-------- Material
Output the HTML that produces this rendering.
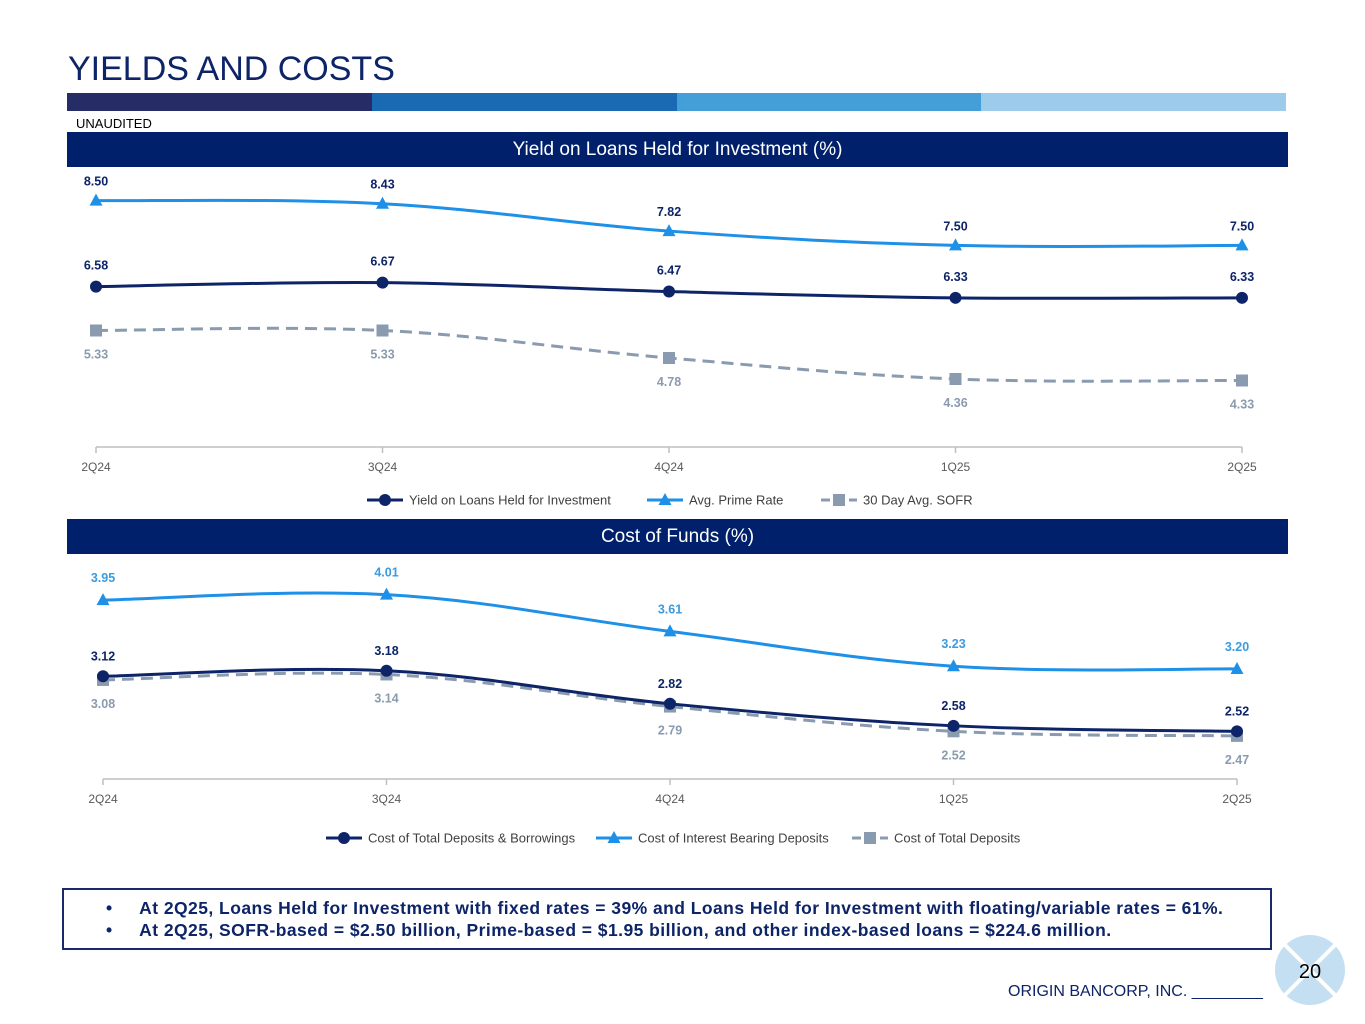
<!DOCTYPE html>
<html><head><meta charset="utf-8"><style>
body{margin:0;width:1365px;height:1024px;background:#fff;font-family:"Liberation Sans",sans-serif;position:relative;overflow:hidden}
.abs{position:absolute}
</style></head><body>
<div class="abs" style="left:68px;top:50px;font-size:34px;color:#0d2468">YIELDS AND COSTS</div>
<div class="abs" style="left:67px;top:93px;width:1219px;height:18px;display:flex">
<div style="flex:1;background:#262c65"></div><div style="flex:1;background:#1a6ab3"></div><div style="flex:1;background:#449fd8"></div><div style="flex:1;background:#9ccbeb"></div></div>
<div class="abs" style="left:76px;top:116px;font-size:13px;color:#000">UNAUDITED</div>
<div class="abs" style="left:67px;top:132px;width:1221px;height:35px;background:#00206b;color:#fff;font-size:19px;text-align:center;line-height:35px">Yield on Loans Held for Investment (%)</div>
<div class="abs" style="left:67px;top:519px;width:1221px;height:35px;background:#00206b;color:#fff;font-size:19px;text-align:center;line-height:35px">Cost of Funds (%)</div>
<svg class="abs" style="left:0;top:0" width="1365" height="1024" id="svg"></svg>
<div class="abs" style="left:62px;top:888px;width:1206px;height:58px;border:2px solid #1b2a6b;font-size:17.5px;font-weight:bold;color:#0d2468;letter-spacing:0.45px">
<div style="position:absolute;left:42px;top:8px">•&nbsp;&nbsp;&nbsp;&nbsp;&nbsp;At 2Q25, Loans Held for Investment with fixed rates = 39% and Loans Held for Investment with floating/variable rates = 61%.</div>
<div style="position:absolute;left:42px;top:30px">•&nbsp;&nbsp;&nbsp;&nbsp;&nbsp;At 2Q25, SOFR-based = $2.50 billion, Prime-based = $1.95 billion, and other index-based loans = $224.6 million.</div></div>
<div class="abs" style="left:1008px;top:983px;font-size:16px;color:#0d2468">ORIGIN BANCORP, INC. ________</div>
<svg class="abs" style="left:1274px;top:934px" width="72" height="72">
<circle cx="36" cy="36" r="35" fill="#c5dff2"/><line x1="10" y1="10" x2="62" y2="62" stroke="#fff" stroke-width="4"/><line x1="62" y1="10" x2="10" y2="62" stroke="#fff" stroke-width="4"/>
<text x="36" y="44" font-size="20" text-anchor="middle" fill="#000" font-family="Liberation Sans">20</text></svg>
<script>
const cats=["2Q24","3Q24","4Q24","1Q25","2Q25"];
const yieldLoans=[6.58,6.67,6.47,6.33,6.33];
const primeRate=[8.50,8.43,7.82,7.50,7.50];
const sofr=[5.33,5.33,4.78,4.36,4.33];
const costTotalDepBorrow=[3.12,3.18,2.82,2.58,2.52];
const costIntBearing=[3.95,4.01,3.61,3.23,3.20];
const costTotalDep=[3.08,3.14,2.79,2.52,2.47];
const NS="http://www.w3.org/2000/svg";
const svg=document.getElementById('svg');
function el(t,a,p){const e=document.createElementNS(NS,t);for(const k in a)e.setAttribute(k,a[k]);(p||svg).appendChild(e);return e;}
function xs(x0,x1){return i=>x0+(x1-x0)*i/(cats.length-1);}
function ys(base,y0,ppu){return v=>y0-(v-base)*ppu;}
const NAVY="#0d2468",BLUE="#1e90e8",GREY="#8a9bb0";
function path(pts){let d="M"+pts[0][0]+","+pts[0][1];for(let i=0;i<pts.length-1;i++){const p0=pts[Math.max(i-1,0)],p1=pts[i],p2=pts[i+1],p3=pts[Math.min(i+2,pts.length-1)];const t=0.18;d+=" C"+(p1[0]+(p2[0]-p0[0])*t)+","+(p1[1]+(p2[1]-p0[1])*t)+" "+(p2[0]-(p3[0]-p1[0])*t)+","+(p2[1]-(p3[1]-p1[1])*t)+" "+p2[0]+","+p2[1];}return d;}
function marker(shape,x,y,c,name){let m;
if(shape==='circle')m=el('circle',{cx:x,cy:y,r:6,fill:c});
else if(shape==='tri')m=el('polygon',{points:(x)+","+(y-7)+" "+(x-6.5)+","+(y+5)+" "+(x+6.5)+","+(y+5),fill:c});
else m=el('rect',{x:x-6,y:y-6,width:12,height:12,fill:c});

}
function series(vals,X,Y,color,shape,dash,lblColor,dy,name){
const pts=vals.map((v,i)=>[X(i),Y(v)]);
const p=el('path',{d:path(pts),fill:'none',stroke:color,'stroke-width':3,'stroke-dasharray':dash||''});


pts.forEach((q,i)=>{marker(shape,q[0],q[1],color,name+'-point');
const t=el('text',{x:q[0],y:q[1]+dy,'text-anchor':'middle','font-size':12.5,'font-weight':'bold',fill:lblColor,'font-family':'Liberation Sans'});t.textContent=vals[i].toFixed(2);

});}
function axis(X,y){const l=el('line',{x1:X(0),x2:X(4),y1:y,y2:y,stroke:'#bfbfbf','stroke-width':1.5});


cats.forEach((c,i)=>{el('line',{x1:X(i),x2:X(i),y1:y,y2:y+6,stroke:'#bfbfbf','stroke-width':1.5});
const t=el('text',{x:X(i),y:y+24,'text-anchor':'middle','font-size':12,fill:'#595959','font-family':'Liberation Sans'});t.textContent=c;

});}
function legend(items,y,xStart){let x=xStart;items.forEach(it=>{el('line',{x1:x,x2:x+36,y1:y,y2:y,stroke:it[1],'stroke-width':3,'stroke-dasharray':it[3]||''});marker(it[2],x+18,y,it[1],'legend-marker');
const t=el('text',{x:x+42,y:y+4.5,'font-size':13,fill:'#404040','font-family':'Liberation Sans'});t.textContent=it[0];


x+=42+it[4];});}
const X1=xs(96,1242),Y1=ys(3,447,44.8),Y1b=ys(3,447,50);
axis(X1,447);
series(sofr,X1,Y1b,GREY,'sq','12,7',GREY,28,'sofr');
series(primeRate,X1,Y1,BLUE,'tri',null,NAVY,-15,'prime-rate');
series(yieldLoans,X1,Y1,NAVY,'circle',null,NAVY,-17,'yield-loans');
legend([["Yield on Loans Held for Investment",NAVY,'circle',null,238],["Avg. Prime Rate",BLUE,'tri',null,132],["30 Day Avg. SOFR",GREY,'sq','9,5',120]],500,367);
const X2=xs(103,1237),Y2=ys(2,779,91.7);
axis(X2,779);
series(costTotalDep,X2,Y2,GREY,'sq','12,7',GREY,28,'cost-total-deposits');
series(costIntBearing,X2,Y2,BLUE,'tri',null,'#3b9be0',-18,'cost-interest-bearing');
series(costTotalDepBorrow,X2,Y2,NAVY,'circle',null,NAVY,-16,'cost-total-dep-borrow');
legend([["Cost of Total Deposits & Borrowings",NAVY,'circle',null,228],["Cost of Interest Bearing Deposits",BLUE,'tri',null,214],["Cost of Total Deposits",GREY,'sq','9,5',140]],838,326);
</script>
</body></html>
----------------
[Directive]
Output the lines above in full and exactly as given, omitting any pictures.

[Task solution]
Output the HTML that produces this rendering.
<!DOCTYPE html>
<html><head><meta charset="utf-8"><style>
body{margin:0;width:1365px;height:1024px;background:#fff;font-family:"Liberation Sans",sans-serif;position:relative;overflow:hidden}
.abs{position:absolute}
</style></head><body>
<div class="abs" style="left:68px;top:50px;font-size:34px;color:#0d2468">YIELDS AND COSTS</div>
<div class="abs" style="left:67px;top:93px;width:1219px;height:18px;display:flex">
<div style="flex:1;background:#262c65"></div><div style="flex:1;background:#1a6ab3"></div><div style="flex:1;background:#449fd8"></div><div style="flex:1;background:#9ccbeb"></div></div>
<div class="abs" style="left:76px;top:116px;font-size:13px;color:#000">UNAUDITED</div>
<div class="abs" style="left:67px;top:132px;width:1221px;height:35px;background:#00206b;color:#fff;font-size:19px;text-align:center;line-height:35px">Yield on Loans Held for Investment (%)</div>
<div class="abs" style="left:67px;top:519px;width:1221px;height:35px;background:#00206b;color:#fff;font-size:19px;text-align:center;line-height:35px">Cost of Funds (%)</div>
<svg class="abs" style="left:0;top:0" width="1365" height="1024" id="svg"></svg>
<div class="abs" style="left:62px;top:888px;width:1206px;height:58px;border:2px solid #1b2a6b;font-size:17.5px;font-weight:bold;color:#0d2468;letter-spacing:0.45px">
<div style="position:absolute;left:42px;top:8px">•&nbsp;&nbsp;&nbsp;&nbsp;&nbsp;At 2Q25, Loans Held for Investment with fixed rates = 39% and Loans Held for Investment with floating/variable rates = 61%.</div>
<div style="position:absolute;left:42px;top:30px">•&nbsp;&nbsp;&nbsp;&nbsp;&nbsp;At 2Q25, SOFR-based = $2.50 billion, Prime-based = $1.95 billion, and other index-based loans = $224.6 million.</div></div>
<div class="abs" style="left:1008px;top:983px;font-size:16px;color:#0d2468">ORIGIN BANCORP, INC. ________</div>
<svg class="abs" style="left:1274px;top:934px" width="72" height="72">
<circle cx="36" cy="36" r="35" fill="#c5dff2"/><line x1="10" y1="10" x2="62" y2="62" stroke="#fff" stroke-width="4"/><line x1="62" y1="10" x2="10" y2="62" stroke="#fff" stroke-width="4"/>
<text x="36" y="44" font-size="20" text-anchor="middle" fill="#000" font-family="Liberation Sans">20</text></svg>
<script>
const cats=["2Q24","3Q24","4Q24","1Q25","2Q25"];
const yieldLoans=[6.58,6.67,6.47,6.33,6.33];
const primeRate=[8.50,8.43,7.82,7.50,7.50];
const sofr=[5.33,5.33,4.78,4.36,4.33];
const costTotalDepBorrow=[3.12,3.18,2.82,2.58,2.52];
const costIntBearing=[3.95,4.01,3.61,3.23,3.20];
const costTotalDep=[3.08,3.14,2.79,2.52,2.47];
const NS="http://www.w3.org/2000/svg";
const svg=document.getElementById('svg');
function el(t,a,p){const e=document.createElementNS(NS,t);for(const k in a)e.setAttribute(k,a[k]);(p||svg).appendChild(e);return e;}
function xs(x0,x1){return i=>x0+(x1-x0)*i/(cats.length-1);}
function ys(base,y0,ppu){return v=>y0-(v-base)*ppu;}
const NAVY="#0d2468",BLUE="#1e90e8",GREY="#8a9bb0";
function path(pts){let d="M"+pts[0][0]+","+pts[0][1];for(let i=0;i<pts.length-1;i++){const p0=pts[Math.max(i-1,0)],p1=pts[i],p2=pts[i+1],p3=pts[Math.min(i+2,pts.length-1)];const t=0.18;d+=" C"+(p1[0]+(p2[0]-p0[0])*t)+","+(p1[1]+(p2[1]-p0[1])*t)+" "+(p2[0]-(p3[0]-p1[0])*t)+","+(p2[1]-(p3[1]-p1[1])*t)+" "+p2[0]+","+p2[1];}return d;}
function marker(shape,x,y,c,name){let m;
if(shape==='circle')m=el('circle',{cx:x,cy:y,r:6,fill:c});
else if(shape==='tri')m=el('polygon',{points:(x)+","+(y-7)+" "+(x-6.5)+","+(y+5)+" "+(x+6.5)+","+(y+5),fill:c});
else m=el('rect',{x:x-6,y:y-6,width:12,height:12,fill:c});

}
function series(vals,X,Y,color,shape,dash,lblColor,dy,name){
const pts=vals.map((v,i)=>[X(i),Y(v)]);
const p=el('path',{d:path(pts),fill:'none',stroke:color,'stroke-width':3,'stroke-dasharray':dash||''});


pts.forEach((q,i)=>{marker(shape,q[0],q[1],color,name+'-point');
const t=el('text',{x:q[0],y:q[1]+dy,'text-anchor':'middle','font-size':12.5,'font-weight':'bold',fill:lblColor,'font-family':'Liberation Sans'});t.textContent=vals[i].toFixed(2);

});}
function axis(X,y){const l=el('line',{x1:X(0),x2:X(4),y1:y,y2:y,stroke:'#bfbfbf','stroke-width':1.5});


cats.forEach((c,i)=>{el('line',{x1:X(i),x2:X(i),y1:y,y2:y+6,stroke:'#bfbfbf','stroke-width':1.5});
const t=el('text',{x:X(i),y:y+24,'text-anchor':'middle','font-size':12,fill:'#595959','font-family':'Liberation Sans'});t.textContent=c;

});}
function legend(items,y,xStart){let x=xStart;items.forEach(it=>{el('line',{x1:x,x2:x+36,y1:y,y2:y,stroke:it[1],'stroke-width':3,'stroke-dasharray':it[3]||''});marker(it[2],x+18,y,it[1],'legend-marker');
const t=el('text',{x:x+42,y:y+4.5,'font-size':13,fill:'#404040','font-family':'Liberation Sans'});t.textContent=it[0];


x+=42+it[4];});}
const X1=xs(96,1242),Y1=ys(3,447,44.8),Y1b=ys(3,447,50);
axis(X1,447);
series(sofr,X1,Y1b,GREY,'sq','12,7',GREY,28,'sofr');
series(primeRate,X1,Y1,BLUE,'tri',null,NAVY,-15,'prime-rate');
series(yieldLoans,X1,Y1,NAVY,'circle',null,NAVY,-17,'yield-loans');
legend([["Yield on Loans Held for Investment",NAVY,'circle',null,238],["Avg. Prime Rate",BLUE,'tri',null,132],["30 Day Avg. SOFR",GREY,'sq','9,5',120]],500,367);
const X2=xs(103,1237),Y2=ys(2,779,91.7);
axis(X2,779);
series(costTotalDep,X2,Y2,GREY,'sq','12,7',GREY,28,'cost-total-deposits');
series(costIntBearing,X2,Y2,BLUE,'tri',null,'#3b9be0',-18,'cost-interest-bearing');
series(costTotalDepBorrow,X2,Y2,NAVY,'circle',null,NAVY,-16,'cost-total-dep-borrow');
legend([["Cost of Total Deposits & Borrowings",NAVY,'circle',null,228],["Cost of Interest Bearing Deposits",BLUE,'tri',null,214],["Cost of Total Deposits",GREY,'sq','9,5',140]],838,326);
</script>
</body></html>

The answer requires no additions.